Unità: La rottamazione dei quarantacinquenni
un piccolo odioso paradosso che non indigna nessuno. Riguarda la presenza, in questa folla di gente «matura», di persone «rottamate», pensionate controvoglia e senza pensione, a soli 45 anni
Bruno UgoliniPer molti è uno scandalo che suscita indignazione. È quello di lavoratori anziani, vigorosi, aitanti e scattanti, giunti all'età della pensione. Magari intenzionati, raggiunti i 60 anni, poco meno o poco più, con adeguati contributi versati, ad andare in pensione. Come hanno fatto, prima di loro, milioni di compagni o colleghi. A questo punto molti studiosi e politici alzano la voce: i tempi sono cambiati, oggi si campa molto più a lungo e le spese previdenziali straboccano. Numerosi anziani, poi, aitanti e vigorosi, non sognano affatto di abbandonare il lavoro, preferirebbero continuare a rendersi utili e guadagnare. Quindi, dicono, occorre premiare quelli che acconsentono a non «staccare» e punire chi non ci sta. Io credo ci sia del vero in tutto ciò. Con, però, un piccolo odioso paradosso che non indigna nessuno. Riguarda la presenza, in questa folla di gente «matura», di persone «rottamate», pensionate controvoglia e senza pensione, a soli 45 anni: altro che allungamento dell'età pensionabile. Il tema è stato affrontato, accanto a numerosi altri, in un convegno promosso a Milano dall'Arcidiocesi e dalla Pastorale del lavoro, Il titolo era: «La precarietà in età adulta. Inutili a 45 anni» . Molti materiali sono rinvenibili nel sito www.chiesadimilano.it.
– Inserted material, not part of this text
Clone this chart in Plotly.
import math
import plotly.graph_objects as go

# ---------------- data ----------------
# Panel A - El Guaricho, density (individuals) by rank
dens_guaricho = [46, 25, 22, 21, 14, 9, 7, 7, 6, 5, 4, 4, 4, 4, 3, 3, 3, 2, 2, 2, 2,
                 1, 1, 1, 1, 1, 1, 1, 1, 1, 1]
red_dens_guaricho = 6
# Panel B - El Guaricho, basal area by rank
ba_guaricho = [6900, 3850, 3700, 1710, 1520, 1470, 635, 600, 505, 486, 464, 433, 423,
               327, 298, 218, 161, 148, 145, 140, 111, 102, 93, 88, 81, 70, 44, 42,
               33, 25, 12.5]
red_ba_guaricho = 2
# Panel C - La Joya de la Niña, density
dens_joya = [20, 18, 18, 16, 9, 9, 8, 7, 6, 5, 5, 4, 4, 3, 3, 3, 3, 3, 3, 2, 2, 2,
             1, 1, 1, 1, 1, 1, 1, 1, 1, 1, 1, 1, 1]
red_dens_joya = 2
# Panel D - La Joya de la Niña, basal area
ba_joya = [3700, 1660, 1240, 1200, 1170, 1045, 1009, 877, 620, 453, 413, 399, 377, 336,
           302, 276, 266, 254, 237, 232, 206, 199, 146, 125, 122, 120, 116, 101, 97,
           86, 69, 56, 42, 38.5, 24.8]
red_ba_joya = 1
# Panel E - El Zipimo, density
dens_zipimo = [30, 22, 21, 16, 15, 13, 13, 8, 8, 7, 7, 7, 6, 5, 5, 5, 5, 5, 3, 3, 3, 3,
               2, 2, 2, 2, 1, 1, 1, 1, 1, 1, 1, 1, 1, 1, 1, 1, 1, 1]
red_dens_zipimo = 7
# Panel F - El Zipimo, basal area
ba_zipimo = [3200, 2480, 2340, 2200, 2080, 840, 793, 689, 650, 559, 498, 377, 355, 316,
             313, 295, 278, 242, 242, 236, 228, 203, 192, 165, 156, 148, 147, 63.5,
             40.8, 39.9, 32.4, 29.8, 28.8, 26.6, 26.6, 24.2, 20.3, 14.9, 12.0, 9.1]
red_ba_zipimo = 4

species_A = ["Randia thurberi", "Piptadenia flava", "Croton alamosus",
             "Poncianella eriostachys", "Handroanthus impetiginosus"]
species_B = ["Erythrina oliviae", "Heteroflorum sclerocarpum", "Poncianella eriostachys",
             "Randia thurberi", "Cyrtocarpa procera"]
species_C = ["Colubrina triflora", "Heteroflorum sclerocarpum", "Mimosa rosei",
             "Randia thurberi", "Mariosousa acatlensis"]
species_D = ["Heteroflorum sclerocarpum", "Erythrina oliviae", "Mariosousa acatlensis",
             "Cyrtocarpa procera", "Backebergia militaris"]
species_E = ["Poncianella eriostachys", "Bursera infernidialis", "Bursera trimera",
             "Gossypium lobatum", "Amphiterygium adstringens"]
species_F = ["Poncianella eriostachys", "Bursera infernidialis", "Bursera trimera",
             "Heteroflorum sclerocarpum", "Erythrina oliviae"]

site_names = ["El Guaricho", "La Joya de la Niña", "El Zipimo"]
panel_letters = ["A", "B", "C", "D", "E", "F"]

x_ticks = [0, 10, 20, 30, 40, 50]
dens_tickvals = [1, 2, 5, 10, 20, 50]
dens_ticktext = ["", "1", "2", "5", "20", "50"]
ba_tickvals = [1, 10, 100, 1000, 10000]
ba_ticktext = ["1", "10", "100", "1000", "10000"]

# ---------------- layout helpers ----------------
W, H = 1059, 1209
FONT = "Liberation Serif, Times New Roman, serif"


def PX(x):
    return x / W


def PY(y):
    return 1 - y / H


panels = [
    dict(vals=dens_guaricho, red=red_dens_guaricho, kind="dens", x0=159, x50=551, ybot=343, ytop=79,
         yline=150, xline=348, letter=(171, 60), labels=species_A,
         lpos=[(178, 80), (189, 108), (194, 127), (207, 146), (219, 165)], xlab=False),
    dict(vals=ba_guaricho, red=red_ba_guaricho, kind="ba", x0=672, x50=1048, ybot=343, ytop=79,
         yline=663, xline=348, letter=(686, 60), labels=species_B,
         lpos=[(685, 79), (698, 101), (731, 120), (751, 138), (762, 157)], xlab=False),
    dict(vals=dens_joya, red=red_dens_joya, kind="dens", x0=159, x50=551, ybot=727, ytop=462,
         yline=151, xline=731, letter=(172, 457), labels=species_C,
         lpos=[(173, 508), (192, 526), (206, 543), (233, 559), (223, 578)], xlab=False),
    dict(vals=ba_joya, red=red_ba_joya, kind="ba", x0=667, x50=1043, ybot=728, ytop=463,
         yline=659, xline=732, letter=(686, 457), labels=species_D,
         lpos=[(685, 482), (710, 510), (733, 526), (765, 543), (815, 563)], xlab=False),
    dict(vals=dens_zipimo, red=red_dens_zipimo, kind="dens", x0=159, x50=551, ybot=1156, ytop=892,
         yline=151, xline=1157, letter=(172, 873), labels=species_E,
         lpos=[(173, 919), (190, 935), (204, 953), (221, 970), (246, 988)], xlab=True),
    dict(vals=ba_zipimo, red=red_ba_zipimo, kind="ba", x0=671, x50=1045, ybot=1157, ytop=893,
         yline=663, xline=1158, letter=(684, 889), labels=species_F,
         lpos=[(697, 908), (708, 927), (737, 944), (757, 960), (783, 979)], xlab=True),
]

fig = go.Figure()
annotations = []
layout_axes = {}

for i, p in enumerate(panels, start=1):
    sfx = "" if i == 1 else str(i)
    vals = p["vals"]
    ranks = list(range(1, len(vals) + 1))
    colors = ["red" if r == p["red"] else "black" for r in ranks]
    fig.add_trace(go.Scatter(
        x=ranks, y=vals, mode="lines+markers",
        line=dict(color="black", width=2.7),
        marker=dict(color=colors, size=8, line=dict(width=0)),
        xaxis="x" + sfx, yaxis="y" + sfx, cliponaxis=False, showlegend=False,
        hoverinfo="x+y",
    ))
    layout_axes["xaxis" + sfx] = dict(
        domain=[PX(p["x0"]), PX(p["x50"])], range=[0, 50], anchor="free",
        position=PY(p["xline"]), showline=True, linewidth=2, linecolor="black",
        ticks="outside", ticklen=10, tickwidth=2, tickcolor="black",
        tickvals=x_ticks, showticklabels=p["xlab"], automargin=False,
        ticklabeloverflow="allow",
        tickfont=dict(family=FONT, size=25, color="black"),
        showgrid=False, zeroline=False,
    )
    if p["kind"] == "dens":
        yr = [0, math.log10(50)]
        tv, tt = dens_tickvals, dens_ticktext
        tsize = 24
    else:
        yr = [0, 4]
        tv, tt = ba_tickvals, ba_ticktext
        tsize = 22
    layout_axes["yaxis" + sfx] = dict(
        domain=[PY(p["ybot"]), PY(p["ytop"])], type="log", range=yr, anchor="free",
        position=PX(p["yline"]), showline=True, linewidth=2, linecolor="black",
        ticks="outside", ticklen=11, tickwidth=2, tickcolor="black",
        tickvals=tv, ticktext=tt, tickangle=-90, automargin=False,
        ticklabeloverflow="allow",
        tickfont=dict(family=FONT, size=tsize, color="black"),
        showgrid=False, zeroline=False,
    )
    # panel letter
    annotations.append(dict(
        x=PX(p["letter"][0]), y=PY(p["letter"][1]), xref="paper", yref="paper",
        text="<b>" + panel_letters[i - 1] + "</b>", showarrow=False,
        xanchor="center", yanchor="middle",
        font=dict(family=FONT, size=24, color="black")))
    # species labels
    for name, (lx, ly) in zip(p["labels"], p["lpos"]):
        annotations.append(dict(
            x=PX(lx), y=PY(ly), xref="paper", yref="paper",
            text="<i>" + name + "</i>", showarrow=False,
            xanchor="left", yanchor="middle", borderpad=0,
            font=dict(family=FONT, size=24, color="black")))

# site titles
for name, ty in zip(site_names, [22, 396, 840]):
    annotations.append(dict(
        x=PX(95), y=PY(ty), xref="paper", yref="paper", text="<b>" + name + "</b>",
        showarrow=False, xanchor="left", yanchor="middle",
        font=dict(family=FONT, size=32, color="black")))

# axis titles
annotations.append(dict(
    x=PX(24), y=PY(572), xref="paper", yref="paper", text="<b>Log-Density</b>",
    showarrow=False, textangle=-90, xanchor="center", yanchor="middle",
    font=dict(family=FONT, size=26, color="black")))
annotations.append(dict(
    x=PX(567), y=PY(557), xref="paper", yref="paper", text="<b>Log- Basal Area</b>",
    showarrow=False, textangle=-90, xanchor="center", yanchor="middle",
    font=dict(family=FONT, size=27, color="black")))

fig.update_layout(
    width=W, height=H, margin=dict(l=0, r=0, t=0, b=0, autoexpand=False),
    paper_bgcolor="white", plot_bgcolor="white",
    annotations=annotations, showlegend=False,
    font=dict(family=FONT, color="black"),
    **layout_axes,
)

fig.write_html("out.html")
E tra questi trovo l'intervento di Francesco Totano, docente di Filosofia e Scienze umane a Macerata. È lui che riflette sul «paradosso»: «Le esigenze di un efficientismo forse male inteso portano oggi a programmare l'obsolescenza dei percorsi personali di lavoro, anche per motivi di presunta convenienza nei costi. Una tale tendenza si scontra d'altra parte con l'insistenza sulla necessità di prolungare l'attività lavorativa delle persone, in considerazione dell'innalzamento delle aspettative di vita e della difficoltà di provvedere al sistema delle pensioni...».
Sono circa 700 mila questi «inutili» quarantacinquenni italiani. Non è così in altri Paesi. Se da noi il tasso d'occupazione di chi ha sorpassato la soglia dei 45 è pari al 38%, in Svezia è pari al 72 mentre la media europea fissata dalla Ue nell'agenda di Lisbona è pari al 50%. Perché questo fenomeno italiano? Risponde Don Raffaele Ciccone: «Il bene dell'azienda ormai è solo risparmiare, svecchiare, rendere più vivace il lavoro e il diventare più grintosi manca ad una certa età... Si è troppo vecchi e basta». È la precarietà che colpisce non solo i giovani e che incide profondamente sulla famiglia (altro che i Dico!). Afferma l'arcivescovo Dionigi Tettamanzi: «Troppi nostri fratelli e sorelle mancano delle condizioni di vita essenziali per un'esistenza dignitosa e capace di un futuro sereno. Sono oppressi dalla precarietà economico-sociale, come la mancanza di lavoro e di casa, e ancor più dalla precarietà familiare dai tanti nomi, come le diverse forme di disagio all'interno della coppia...». Mentre Gianni Bottalico, presidente delle Acli milanesi, aggiunge: «Non riesco ad immaginare come un padre o una madre che hanno grandi difficoltà sul lavoro nel garantirsi un posto, possano essere sereni e tranquilli per affrontare la vita familiare e la crescita dei figli». Certo, anche in questo convegno le opinioni sulle cause di tutto ciò non sempre coincidono. Chi ha le idee chiare è un invitato come dire, di un'altra «parrocchia», Antonio Pizzinato, ex segretario della Cgil ed ex senatore della Repubblica. È lui che indica le radici di questa vasta «rottamazione» nelle più recenti leggi sul mercato del lavoro quelle che ora si vanno riscrivendo. Sostiene Pizzinato: «La possibilità d'inserire giovani reclutati con condizioni contrattuali meno vincolanti per le imprese, spesso sottopagati e sovrasfruttati, rafforzava in modo determinante la scelta di allontanare i lavoratori maturi». Due piccioni con una fava, per certi imprenditori, si potrebbe dire, perché quei quarantacinquenni, a differenza dei ventenni precari avevano una coscienza dei propri diritti nonché dei metodi con i quali tutelarli.